Wicomico Council dismisses County Attorney

Rocketing itself into uncharted governmental space on Tuesday, the Wicomico County Council confirmed county department head appointments the County Executive hasn’t made and used a super-majority vote to dismiss the hand-selected County Attorney.

In its unprecedented actions, the council used its stipulated powers to act independently on the attorney’s position in government and used implied powers to approve eight members of County Executive Bob Culver’s official Cabinet.

Under the 2006 Charter, the County Attorney “serves at the pleasure of the Executive and council” and can be removed by the Executive, with the council’s majority approval, or by the council itself, with a three-fourths vote.

Paul Wilber was terminated on a 6-1 vote, with only Councilman Bill McCain stating the attorney should remain.

McCain, who represents the county at-large, said he had received several calls from constituents opposed to the council’s acting to remove Wilber.

No one cited any public reason for dismissing Wilber.

As County Attorney, Wilber oversees the Department of Law, which the county really hasn’t had since Culver assumed office. Fulfilling a campaign commitment to reduce county legal expenses, Culver said he wanted to combat bureaucracy and has instead employed Wilber’s law firm for the past four years.

The council approved the other department heads for continuation in their positions:

  • Dallas Baker, Public Works Director.
  • Steven Miller, Recreation, Parks & Tourism Director.
  • Lori A. Carter, Planning & Zoning Director.
  • Michelle Bradley, Director of Wicomico Partnership for Families and Children.
  • John Monar, Department of Information Services Director.
  • David Shipley, Emergency Services Director.
  • Ruth Colbourne, Department of Corrections Director.
  • Dawn Veatch, Salisbury-Wicomico Regional Airport Manager.

There was no vote on the county Human Resources Director, because no one currently holds that title. Michele Ennis was recently named to a new role in county government, that of Finance Director.

Culver has said repeatedly since winter that he wouldn’t be forwarding any names and will instead challenge the charter provision. He is also challenging a charter amendment approved by voters in November that now allows the council to also approve deputy department directors.

He recently called on the council to re-form a citizens Charter Review Committee to address what he sees as confusion within the charter.

The County Charter that was adopted in 2004 when Wicomico overhauled its system of government makes clear that department nominees must receive the council’s initial approval and then are subject to reapproval after an election.

The deadline for that reapproval is six months from the election date, or in the current case May 6. That deadline passed with no renominations.

At the council’s May 7 session, Council Attorney Bob Taylor advised that members could “assume the current people are appointees and confirm or reject department heads.”

He reiterated that position prior to Tuesday’s vote.

In a letter released earlier this month, Wilber revealed that “certain members of the council requested that I resign from the office of County Attorney,” but said he would remain until a successor could be appointed.

In the letter, the lawyer went on to say that the County Charter requires a County Attorney to be in place and is needed to advise the County Executive and County Council on any legal issues.

“Without a County Attorney, the interests and affairs of the county will be immediately disrupted,” Wilber wrote. “No county contracts or agreements can be signed.

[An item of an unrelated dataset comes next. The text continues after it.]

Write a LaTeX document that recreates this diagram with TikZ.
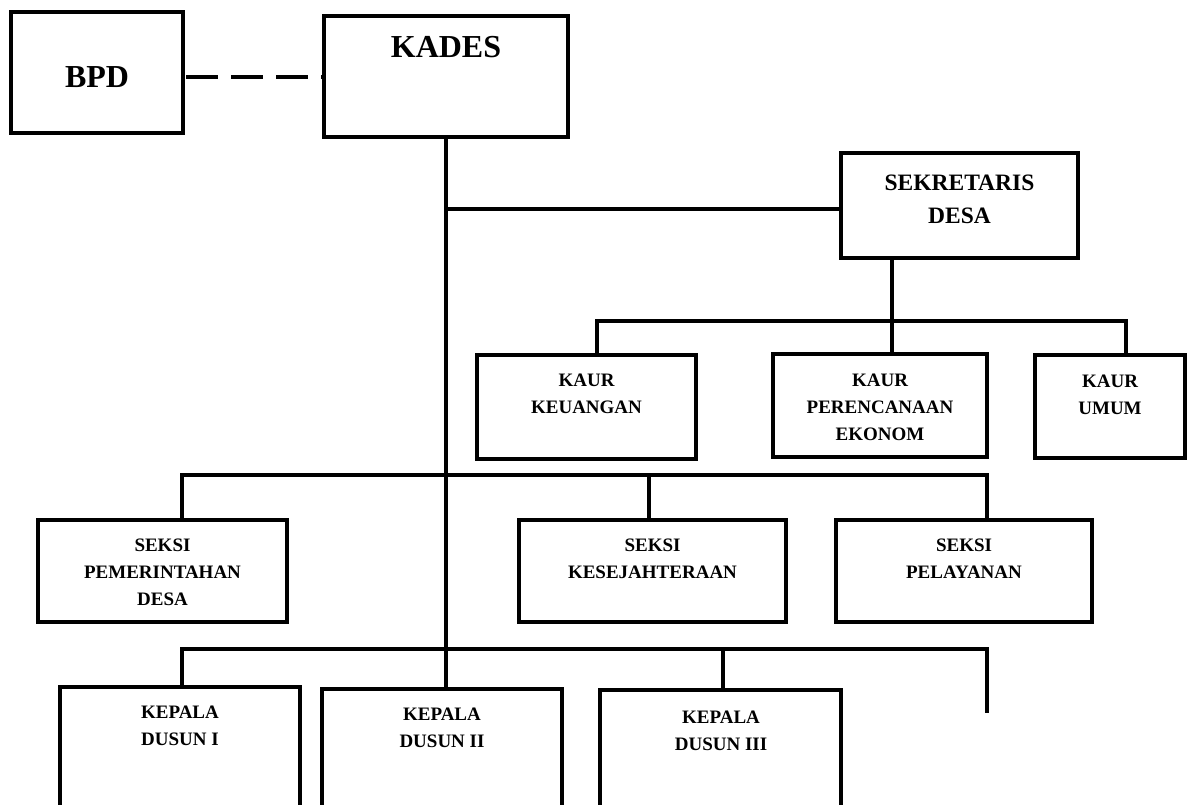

County departments and personnel will be left without a legal advisor. The county’s exposure to legal liability will be increased.”

According to the termination resolution, Wilber would continue in the post until July 31.

In his letter from earlier, Wilber wrote: “If a successor is appointed and confirmed, I will fully cooperate with an orderly transition to the new attorney. I believe this course of action protects the interests of the County and prevents any undue harm to its citizens.”